O marketing político vive um momento de encruzilhada. A era da comunicação digital fragmentou os canais, acelerou os fluxos e, ao mesmo tempo, superficializou as mensagens. A busca pela “partícula TikTok” — uma unidade mínima de conteúdo capaz de capturar atenção e ainda transmitir sentido político relevante — tornou-se o novo Santo Graal das campanhas eleitorais.

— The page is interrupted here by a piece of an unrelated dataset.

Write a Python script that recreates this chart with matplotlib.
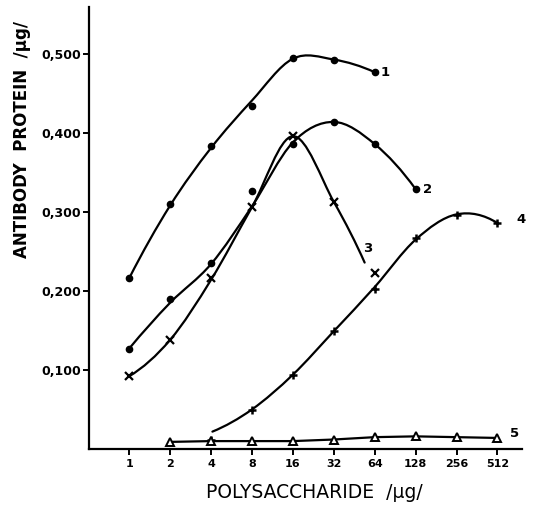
import numpy as np
import matplotlib
matplotlib.use("Agg")
import matplotlib.pyplot as plt
from matplotlib.path import Path
from matplotlib.patches import PathPatch

# ---- data ----
x_ticks = [1, 2, 4, 8, 16, 32, 64, 128, 256, 512]
y_ticks = [0.1, 0.2, 0.3, 0.4, 0.5]
y_tick_labels = ["0,100", "0,200", "0,300", "0,400", "0,500"]

# curve 1 (filled dots)
c1_x = [1, 2, 4, 8, 16, 32, 64]
c1_y = [0.216, 0.310, 0.384, 0.434, 0.495, 0.492, 0.477]
c1_fit_x = [1, 2, 4, 8, 16, 32, 64]
c1_fit_y = [0.216, 0.308, 0.381, 0.441, 0.494, 0.493, 0.477]

# curve 2 (filled dots)
c2_x = [1, 2, 4, 8, 16, 32, 64, 128]
c2_y = [0.127, 0.190, 0.235, 0.327, 0.386, 0.414, 0.386, 0.329]
c2_fit_x = [1, 2, 4, 8, 16, 32, 64, 128]
c2_fit_y = [0.127, 0.185, 0.234, 0.307, 0.388, 0.414, 0.386, 0.329]

# curve 3 (crosses)
c3_x = [1, 2, 4, 8, 16, 32, 64]
c3_y = [0.092, 0.138, 0.216, 0.306, 0.396, 0.313, 0.223]
c3_fit_x = [1, 2, 4, 8, 16, 32, 54]
c3_fit_y = [0.092, 0.138, 0.214, 0.306, 0.396, 0.313, 0.236]

# curve 4 (plus signs)
c4_x = [4, 8, 16, 32, 64, 128, 256, 512]
c4_y = [0.011, 0.049, 0.094, 0.149, 0.203, 0.267, 0.296, 0.286]
c4_fit_x = [4.1, 8, 16, 32, 64, 128, 256, 512]
c4_fit_y = [0.022, 0.050, 0.094, 0.149, 0.205, 0.265, 0.297, 0.286]

# curve 5 (open triangles)
c5_x = [2, 4, 8, 16, 32, 64, 128, 256, 512]
c5_y = [0.009, 0.010, 0.010, 0.010, 0.012, 0.015, 0.016, 0.015, 0.014]

curve_labels = ["1", "2", "3", "4", "5"]


def smooth_path(xs, ys):
    """Catmull-Rom spline (in log2-x space) expressed as cubic Bezier path."""
    lx = np.log2(np.asarray(xs, float))
    y = np.asarray(ys, float)
    P = np.column_stack([lx, y])
    n = len(P)
    first_ghost = 3 * P[0] - 3 * P[1] + P[2]
    last_ghost = 3 * P[-1] - 3 * P[-2] + P[-3]
    verts = [P[0]]
    codes = [Path.MOVETO]
    for i in range(n - 1):
        p0 = P[i - 1] if i > 0 else first_ghost
        p1 = P[i]
        p2 = P[i + 1]
        p3 = P[i + 2] if i + 2 < n else last_ghost
        c1 = p1 + (p2 - p0) / 6.0
        c2 = p2 - (p3 - p1) / 6.0
        verts += [c1, c2, p2]
        codes += [Path.CURVE4] * 3
    v = np.array(verts)
    v[:, 0] = 2.0 ** v[:, 0]
    return Path(v, codes)


fig = plt.figure(figsize=(5.33, 5.05), dpi=100)
ax = fig.add_axes([89 / 533, 56 / 505, 433 / 533, 442 / 505])
ax.set_xscale("log", base=2)
ax.set_xlim(2 ** -0.98, 2 ** 9.6)
ax.set_ylim(0, 0.5595)

lw = 1.6
for fx, fy in [(c1_fit_x, c1_fit_y), (c2_fit_x, c2_fit_y),
               (c3_fit_x, c3_fit_y), (c4_fit_x, c4_fit_y)]:
    ax.add_patch(PathPatch(smooth_path(fx, fy), fill=False,
                           edgecolor="black", lw=lw, capstyle="round"))

ax.plot(c1_x, c1_y, "o", color="black", ms=4.5)
ax.plot(c2_x, c2_y, "o", color="black", ms=4.5)
ax.plot(c3_x, c3_y, "x", color="black", ms=6, mew=1.6)
ax.plot(c4_x, c4_y, "+", color="black", ms=6, mew=1.8)
ax.plot(c5_x, c5_y, "-", color="black", lw=lw)
ax.plot(c5_x, c5_y, "^", color="black", mfc="white", ms=5.5, mew=1.4,
        linestyle="none")

lab_pos = [(77, 0.476), (157, 0.328), (57, 0.254), (760, 0.291), (680, 0.019)]
for t, (lx, ly) in zip(curve_labels, lab_pos):
    ax.text(lx, ly, t, fontsize=9.5, fontweight="bold", ha="center",
            va="center")

for s in ["top", "right"]:
    ax.spines[s].set_visible(False)
ax.spines["left"].set_linewidth(1.6)
ax.spines["bottom"].set_linewidth(1.6)

ax.set_xticks(x_ticks)
ax.set_xticklabels([str(v) for v in x_ticks], fontsize=8, fontweight="bold")
ax.minorticks_off()
ax.set_yticks(y_ticks)
ax.set_yticklabels(y_tick_labels, fontsize=9, fontweight="bold")
ax.tick_params(axis="both", direction="out", length=4, width=1.4)
ax.tick_params(axis="x", pad=3.5)
ax.tick_params(axis="y", pad=2)

ax.set_xlabel("POLYSACCHARIDE  /\u00b5g/", fontsize=13.5)
ax.xaxis.label.set_va("center")
ax.xaxis.set_label_coords((314 - 89) / 433, (449 - 492) / 442)
ax.set_ylabel("ANTIBODY  PROTEIN  /\u00b5g/", fontsize=12, fontweight="bold")
ax.yaxis.set_label_coords((31 - 89) / 433, (449 - 140) / 442)

fig.savefig("out.png", dpi=100)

Em recente palestra, o mestre João Santana, publicitário celebrado internacionalmente e citado pelo The New York Times como influência na contenção do domínio norte-americano sobre América Latina e África, abordou essas encruzilhadas e apontou com precisão os dilemas da atualidade. Tive a honra de trabalhar ao seu lado por cerca de cinco anos e testemunhar de perto sua obsessão por conteúdo, forma e impacto. Para João, o marketing político precisa se reinventar, reencontrando o equilíbrio entre estética e substância, entre simbolismo e propósito. A política não pode se tornar refém do “cata-clicks”, das dancinhas vazias ou dos conteúdos que privilegiam curtidas ao invés de ideias.
Vagner Araújo
O que se vê, infelizmente, é a banalização da comunicação eleitoral. O discurso político tem se derretido em meio a uma avalanche de vídeos curtos, memes e truques de algoritmo. A substância, que deveria oferecer ao cidadão uma base de avaliação racional e emocional de propostas, ideias e compromissos, cede lugar à estética rasa da performance digital. Isso afeta a qualidade da democracia, pois esvazia o momento do voto de conteúdo real.
A dificuldade não reside apenas na técnica de comunicação, mas no entendimento das emoções humanas. Simpatia, espontaneidade e estética têm se sobreposto a valores como caráter, visão, experiência e espírito público. Assim, elegemos líderes pela imagem projetada em poucos segundos, como se estivéssemos escolhendo um influenciador e não um gestor público.
Enquanto a política não reencontrar sua linguagem, os sintomas permanecerão: campanhas despolitizadas, ausência de debates e perpetuação das dores sociais — da saúde ao emprego — sem soluções minimamente debatidas.
Imagine escolher um piloto de avião para conduzir 300 passageiros com base apenas em carisma. Ou um cirurgião vascular, sem atentar ao seu histórico profissional, apenas pela aparência. É o que temos feito na política. A liberdade de escolha é sagrada, mas precisa estar ancorada na informação qualificada — o que se torna cada vez mais raro nos canais em que hoje se travam as batalhas eleitorais.
A partícula TikTok precisa ser encontrada — ou reinventada. Não para entreter. Mas para informar, sensibilizar e mobilizar. O futuro da democracia depende disso.